» DATA PROVIDED:
┄┄┄┄┄┄┄┄┄┄
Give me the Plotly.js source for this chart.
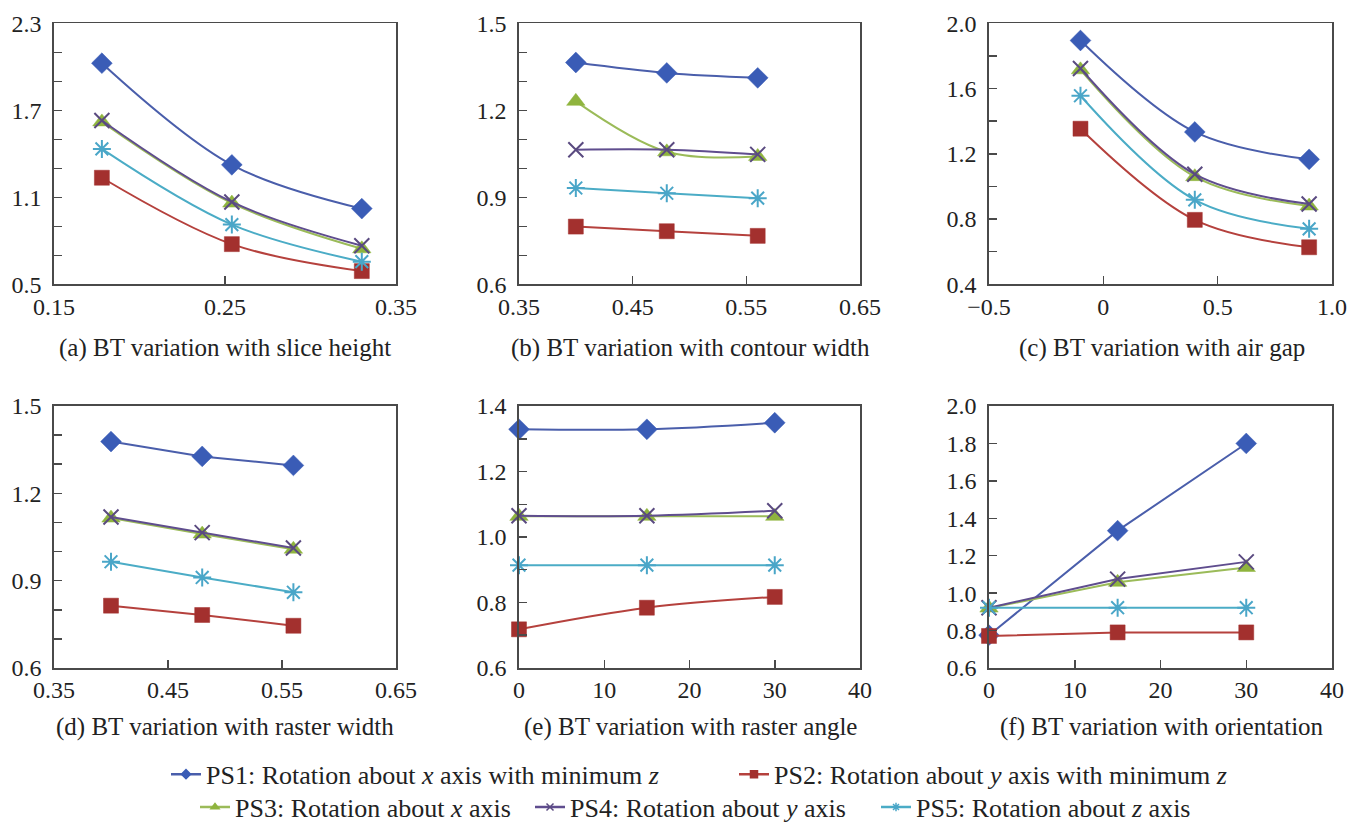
<!DOCTYPE html>
<html>
<head>
<meta charset="utf-8">
<script src="https://cdn.plot.ly/plotly-3.0.1.min.js"></script>
<style>html,body{margin:0;padding:0;background:#fff;}#chart{width:1362px;height:831px;}</style>
</head>
<body>
<div id="chart"></div>
<script>
// ---------------- DATA ----------------
const seriesNames = [
  'PS1: Rotation about <i>x</i> axis with minimum <i>z</i>',
  'PS2: Rotation about <i>y</i> axis with minimum <i>z</i>',
  'PS3: Rotation about <i>x</i> axis',
  'PS4: Rotation about <i>y</i> axis',
  'PS5: Rotation about <i>z</i> axis'
];
const captions = [
  '(a) BT variation with slice height',
  '(b) BT variation with contour width',
  '(c) BT variation with air gap',
  '(d) BT variation with raster width',
  '(e) BT variation with raster angle',
  '(f) BT variation with orientation'
];

// (a) slice height
const xA = [0.178, 0.254, 0.330];
const ps1A = [2.025, 1.324, 1.022];
const ps2A = [1.235, 0.777, 0.591];
const ps3A = [1.620, 1.060, 0.745];
const ps4A = [1.630, 1.068, 0.766];
const ps5A = [1.434, 0.912, 0.656];
// (b) contour width
const xB = [0.40, 0.48, 0.56];
const ps1B = [1.365, 1.329, 1.312];
const ps2B = [0.799, 0.783, 0.767];
const ps3B = [1.231, 1.057, 1.041];
const ps4B = [1.064, 1.064, 1.048];
const ps5B = [0.932, 0.914, 0.897];
// (c) air gap
const xC = [-0.1, 0.4, 0.9];
const ps1C = [1.895, 1.334, 1.166];
const ps2C = [1.354, 0.795, 0.627];
const ps3C = [1.715, 1.060, 0.880];
const ps4C = [1.723, 1.075, 0.892];
const ps5C = [1.556, 0.918, 0.740];
// (d) raster width
const xD = [0.40, 0.48, 0.56];
const ps1D = [1.378, 1.327, 1.296];
const ps2D = [0.814, 0.782, 0.745];
const ps3D = [1.115, 1.060, 1.008];
const ps4D = [1.119, 1.065, 1.012];
const ps5D = [0.965, 0.911, 0.860];
// (e) raster angle
const xE = [0, 15, 30];
const ps1E = [1.329, 1.329, 1.349];
const ps2E = [0.718, 0.784, 0.817];
const ps3E = [1.063, 1.063, 1.063];
const ps4E = [1.065, 1.065, 1.080];
const ps5E = [0.914, 0.914, 0.914];
// (f) orientation
const xF = [0, 15, 30];
const ps1F = [0.775, 1.334, 1.800];
const ps2F = [0.771, 0.790, 0.790];
const ps3F = [0.920, 1.058, 1.137];
const ps4F = [0.922, 1.075, 1.167];
const ps5F = [0.922, 0.922, 0.922];

// tick values / labels
const yTickA = [0.5,0.7,0.9,1.1,1.3,1.5,1.7,1.9,2.1,2.3];
const yTextA = ['0.5','','','1.1','','','1.7','','','2.3'];
const yTickB = [0.6,0.7,0.8,0.9,1.0,1.1,1.2,1.3,1.4,1.5];
const yTextB = ['0.6','','','0.9','','','1.2','','','1.5'];
const yTickC = [0.4,0.6,0.8,1.0,1.2,1.4,1.6,1.8,2.0];
const yTextC = ['0.4','','0.8','','1.2','','1.6','','2.0'];
const yTickE = [0.6,0.7,0.8,0.9,1.0,1.1,1.2,1.3,1.4];
const yTextE = ['0.6','','0.8','','1.0','','1.2','','1.4'];
const yTickF = [0.6,0.8,1.0,1.2,1.4,1.6,1.8,2.0];
const yTextF = ['0.6','0.8','1.0','1.2','1.4','1.6','1.8','2.0'];
const xTickA = [0.15,0.25,0.35];
const xTextA = ['0.15','0.25','0.35'];
const xTickB = [0.35,0.45,0.55,0.65];
const xTextB = ['0.35','0.45','0.55','0.65'];
const xTickC = [-0.5,0,0.5,1.0];
const xTextC = ['\u22120.5','0','0.5','1.0'];
const xTickE = [0,10,20,30,40];
const xTextE = ['0','10','20','30','40'];

// ---------------- STYLE ----------------
const W = 1362, H = 831;
const lineCol = ['#4a5eab', '#b5413d', '#9bbb59', '#5f4d8e', '#4bacc6'];
const markCol = ['#3a5cb6', '#a3302e', '#8fb43e', '#5a4a80', '#4aa6c8'];
const symbols = ['diamond', 'square', 'triangle-up', 'x-thin-open', 'asterisk-open'];
const msize = [16, 15, 16, 15, 15];
const serif = 'Liberation Serif';

const panels = [
  {x: xA, ys: [ps1A, ps2A, ps3A, ps4A, ps5A], shape: 'spline', xr: [0.15, 0.35], yr: [0.5, 2.3], xt: xTickA, xtt: xTextA, yt: yTickA, ytt: yTextA},
  {x: xB, ys: [ps1B, ps2B, ps3B, ps4B, ps5B], shape: 'spline', xr: [0.35, 0.65], yr: [0.6, 1.5], xt: xTickB, xtt: xTextB, yt: yTickB, ytt: yTextB},
  {x: xC, ys: [ps1C, ps2C, ps3C, ps4C, ps5C], shape: 'spline', xr: [-0.5, 1.0], yr: [0.4, 2.0], xt: xTickC, xtt: xTextC, yt: yTickC, ytt: yTextC},
  {x: xD, ys: [ps1D, ps2D, ps3D, ps4D, ps5D], shape: 'linear', xr: [0.35, 0.65], yr: [0.6, 1.5], xt: xTickB, xtt: xTextB, yt: yTickB, ytt: yTextB},
  {x: xE, ys: [ps1E, ps2E, ps3E, ps4E, ps5E], shape: 'spline', xr: [0, 40], yr: [0.6, 1.4], xt: xTickE, xtt: xTextE, yt: yTickE, ytt: yTextE},
  {x: xF, ys: [ps1F, ps2F, ps3F, ps4F, ps5F], shape: 'linear', xr: [0, 40], yr: [0.6, 2.0], xt: xTickE, xtt: xTextE, yt: yTickF, ytt: yTextF}
];

const colX = [[54, 396], [519, 860], [989, 1332]];
const rowY = [[23.5, 286], [408.5, 672]];
const capY = [350, 731];
const capX = [225, 691, 1162];

const traces = [];
const layout = {
  width: W, height: H,
  margin: {l: 0, r: 0, t: 0, b: 0},
  paper_bgcolor: '#ffffff', plot_bgcolor: '#ffffff',
  font: {family: serif, size: 24, color: '#222222'},
  showlegend: true,
  annotations: []
};

panels.forEach((p, i) => {
  const col = i % 3, row = Math.floor(i / 3);
  const xs = i === 0 ? '' : String(i + 1);
  const xa = 'xaxis' + xs, ya = 'yaxis' + xs;
  const common = {
    showline: true, mirror: true, linecolor: '#4a4a4a', linewidth: 1.6,
    showgrid: false, zeroline: false, ticks: 'inside', ticklen: 8, tickwidth: 1.5, tickcolor: '#4a4a4a',
    tickfont: {family: serif, size: 24, color: '#222222'}, tickmode: 'array', fixedrange: true
  };
  layout[xa] = Object.assign({}, common, {
    domain: [colX[col][0] / W, colX[col][1] / W], anchor: 'y' + xs,
    range: p.xr, tickvals: p.xt, ticktext: p.xtt, ticklabelstandoff: 0
  });
  layout[ya] = Object.assign({}, common, {
    domain: [1 - rowY[row][1] / H, 1 - rowY[row][0] / H], anchor: 'x' + xs,
    range: p.yr, tickvals: p.yt, ticktext: p.ytt, ticklabelstandoff: 6
  });
  p.ys.forEach((y, k) => {
    traces.push({
      type: 'scatter', mode: 'lines+markers', x: p.x, y: y,
      xaxis: 'x' + xs, yaxis: 'y' + xs, showlegend: false, cliponaxis: false,
      line: {color: lineCol[k], width: 2, shape: p.shape, smoothing: 1},
      marker: {symbol: symbols[k], size: msize[k], color: markCol[k],
               line: {color: markCol[k], width: (k >= 3 ? 2 : 0.5)}}
    });
  });
  layout.annotations.push({
    xref: 'paper', yref: 'paper', x: capX[col] / W, y: 1 - capY[row] / H,
    xanchor: 'center', yanchor: 'middle', showarrow: false,
    text: captions[i], font: {family: serif, size: 25, color: '#222222'}
  });
});

const legPos = [[166, 779], [734, 779], [195, 812], [530, 812], [876, 812]];
seriesNames.forEach((nm, k) => {
  const lid = k === 0 ? 'legend' : 'legend' + (k + 1);
  traces.push({
    type: 'scatter', mode: 'lines+markers', x: [null], y: [null], name: nm,
    xaxis: 'x', yaxis: 'y', showlegend: true, legend: lid,
    line: {color: lineCol[k], width: 2.5},
    marker: {symbol: symbols[k], size: 7, color: markCol[k], line: {color: markCol[k], width: 1.5}}
  });
  layout[lid] = {
    x: legPos[k][0] / W, y: 1 - legPos[k][1] / H, xanchor: 'left', yanchor: 'middle',
    orientation: 'h', bgcolor: 'rgba(0,0,0,0)', borderwidth: 0,
    font: {family: serif, size: 26, color: '#222222'}
  };
});

Plotly.newPlot('chart', traces, layout, {displayModeBar: false, staticPlot: true});
</script>
</body>
</html>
┄┄┄┄┄┄┄┄┄┄
» WHAT YOU SHOULD DO:
Scan the lines above for "chart", then copy every one that has it.

» RESULT OF THIS EXERCISE:
Give me the Plotly.js source for this chart.
<style>html,body{margin:0;padding:0;background:#fff;}#chart{width:1362px;height:831px;}</style>
<div id="chart"></div>
Plotly.newPlot('chart', traces, layout, {displayModeBar: false, staticPlot: true});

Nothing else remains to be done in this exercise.